José Iranzo Bielsa (Andorra, Teruel, Aragón; 20 de octubre de 1915 – 22 de noviembre de 2016) tuvo una infancia durísima: en el 18 la gripe española se llevó a su padre y a dos de sus hermanos. Su madre vendió el ganado y se empleó en una casa, dejando al pequeño José encerrado en un pajar con una cabra de nodriza. De joven se echó al campo con las ovejas y allí empezó a cantar; de oído, por su cuenta con una voz potentísima, espontánea y agreste. Empezó a cortejar a una vecina, Pascuala Balaguer, con la que se casó y convivió durante ochenta años. Padeció las dos grandes guerras mundiales y la fratricida guerra civil española y su persistente hambruna. En el servicio militar le descubrieron el portento de voz y la capacidad de sus pulmones para interpretar una de las jotas del Ebro, la aragonesa, la de guitarra, laúd, castañuelas y bandurria, la más lenta y adornada de todas las jotas de la península. Recibió clases, pocas, de la estrella de la época, Pascuala Perié, que le ordenó un poco los tonos. Ganó todos los premios y viajó por el mundo, le cantó al rey Hassan y a los Kennedy, a los ministros de Franco y a los novios en las bodas (cada vez que lo contrataban decía que su precio era el que costara una oveja ese día). Después de las larguísimas giras lo que más ansiaba era volver a su pueblo de mineros y labradores, Andorra, al campo y a las ovejas, de las que se ocupó hasta los 94 años, cuando cedió la explotación a uno de sus nietos. Volver a su queso tronchón, a sus adobos, pimientos y ternascos asados, a las migas y la borraja, a las recetas antiguas del pastoreo. Nunca estuvo enfermo, apenas algún resfriado de cambio de estación. Frecuentó palacios, castillos y ministerios y nunca envidió nada como tampoco habló mal de nadie. Echaba siempre la siesta allí donde estuviera y dijo que se iba a morir cuando le diera la gana. Su última voluntad fue que lo enterraran en su pueblo y en la tierra, de cremaciones nada. Fue el más ilustre de los andorranos, el más querido de los aragoneses. Hoy su vida y su cante están recogidas en un museo que lleva su nombre. 

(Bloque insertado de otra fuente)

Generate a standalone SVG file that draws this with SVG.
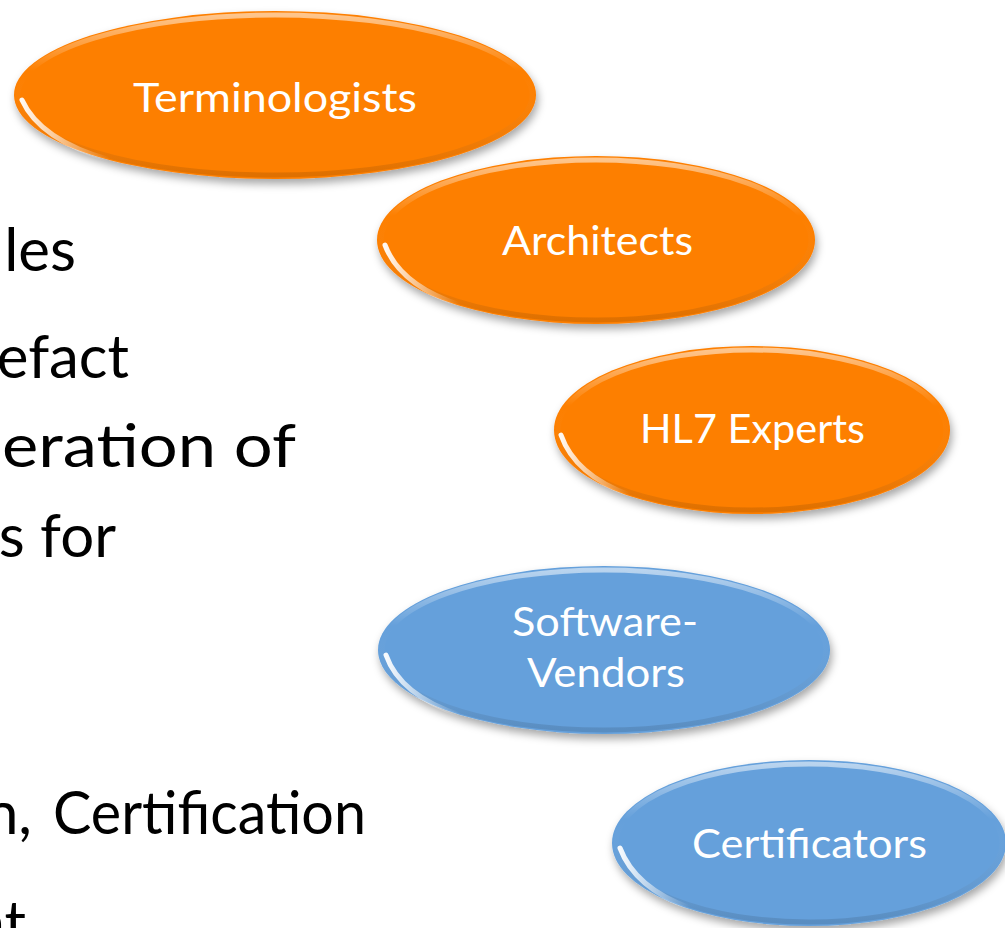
<svg xmlns="http://www.w3.org/2000/svg" width="1005" height="928" viewBox="0 0 1005 928">
<style>
.lbl{font-family:"Lato","Open Sans",sans-serif;font-size:41px;fill:#ffffff;text-anchor:middle}
.body{font-family:"Lato","Open Sans",sans-serif;font-size:60px;fill:#000000;text-anchor:end}
.org{fill:#FD7F00}
.blu{fill:#65A0DB}
.rim{fill:none;stroke:url(#rimG);stroke-width:5}
.gloss{fill:none;stroke:url(#glossG);stroke-width:5;stroke-linecap:round}
</style>
<defs>
<filter id="sh" x="-10%" y="-20%" width="120%" height="150%">
<feDropShadow dx="2" dy="5" stdDeviation="4" flood-color="#000" flood-opacity="0.35"/>
</filter>
<linearGradient id="rimG" x1="0" y1="0" x2="0" y2="1">
<stop offset="0" stop-color="#fff" stop-opacity="0.55"/>
<stop offset="0.35" stop-color="#fff" stop-opacity="0"/>
<stop offset="1" stop-color="#000" stop-opacity="0.12"/>
</linearGradient>
<linearGradient id="glossG" x1="0" y1="0" x2="1" y2="0">
<stop offset="0" stop-color="#fff" stop-opacity="0.95"/>
<stop offset="1" stop-color="#fff" stop-opacity="0"/>
</linearGradient>
</defs>
<rect width="1005" height="928" fill="#ffffff"/>
<g id="bodytext">
<text class="body" x="76" y="271">les</text>
<text class="body" x="129" y="378">efact</text>
<text class="body" x="296" y="467" textLength="294" lengthAdjust="spacingAndGlyphs">eration of</text>
<text class="body" x="116" y="557">s for</text>
<text class="body" x="32" y="834">n,</text>
<text class="body" x="366" y="834" textLength="313" lengthAdjust="spacingAndGlyphs">Certification</text>
<text class="body" x="26" y="944">nt</text>
</g>
<g id="terminologists">
<ellipse class="org" cx="275" cy="95" rx="261" ry="84" filter="url(#sh)"/>
<ellipse class="rim" cx="275" cy="95" rx="257" ry="80"/>
<path class="gloss" d="M22,100 Q40,140 110,160"/>
<text class="lbl" x="275" y="112" textLength="284" lengthAdjust="spacingAndGlyphs">Terminologists</text>
</g>
<g id="architects">
<ellipse class="org" cx="596" cy="240" rx="219" ry="84" filter="url(#sh)"/>
<ellipse class="rim" cx="596" cy="240" rx="215" ry="80"/>
<path class="gloss" d="M385,245 Q400,285 460,305"/>
<text class="lbl" x="597.5" y="255" textLength="191" lengthAdjust="spacingAndGlyphs">Architects</text>
</g>
<g id="hl7experts">
<ellipse class="org" cx="752" cy="430" rx="198" ry="84" filter="url(#sh)"/>
<ellipse class="rim" cx="752" cy="430" rx="194" ry="80"/>
<path class="gloss" d="M561,435 Q575,475 630,495"/>
<text class="lbl" x="752.5" y="443" textLength="225" lengthAdjust="spacingAndGlyphs">HL7 Experts</text>
</g>
<g id="softwarevendors">
<ellipse class="blu" cx="604" cy="650" rx="226" ry="84" filter="url(#sh)"/>
<ellipse class="rim" cx="604" cy="650" rx="222" ry="80"/>
<path class="gloss" d="M386,655 Q400,695 460,715"/>
<text class="lbl" x="605" y="636" textLength="186" lengthAdjust="spacingAndGlyphs">Software-</text>
<text class="lbl" x="606" y="687" textLength="158" lengthAdjust="spacingAndGlyphs">Vendors</text>
</g>
<g id="certificators">
<ellipse class="blu" cx="809" cy="843" rx="197" ry="83" filter="url(#sh)"/>
<ellipse class="rim" cx="809" cy="843" rx="193" ry="79"/>
<path class="gloss" d="M620,848 Q635,888 690,908"/>
<text class="lbl" x="809.5" y="858" textLength="235" lengthAdjust="spacingAndGlyphs">Certificators</text>
</g>
</svg>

Quizá Heston y Mature me asomaron por semejanza a un profesor de educación física y a un albañil, quienes eran los auténticos héroes. Lo que los estudios de cine imponen desde los decorados en cartón piedra, las gestas, luchas y valores, deberían ser revisados en favor de la gente sencilla; la verdadera épica está en manos de quienes aman la vida, la respetan y la aceptan honrándola desde sus más humildes trabajos. A los que aman la naturaleza y los animales, a los que transforman las labores individuales en comunitarias, los que no van dando codazos a la espera de una oportunidad que nunca llega.

Ave, José Iranzo, ave, Pastor de Andorra.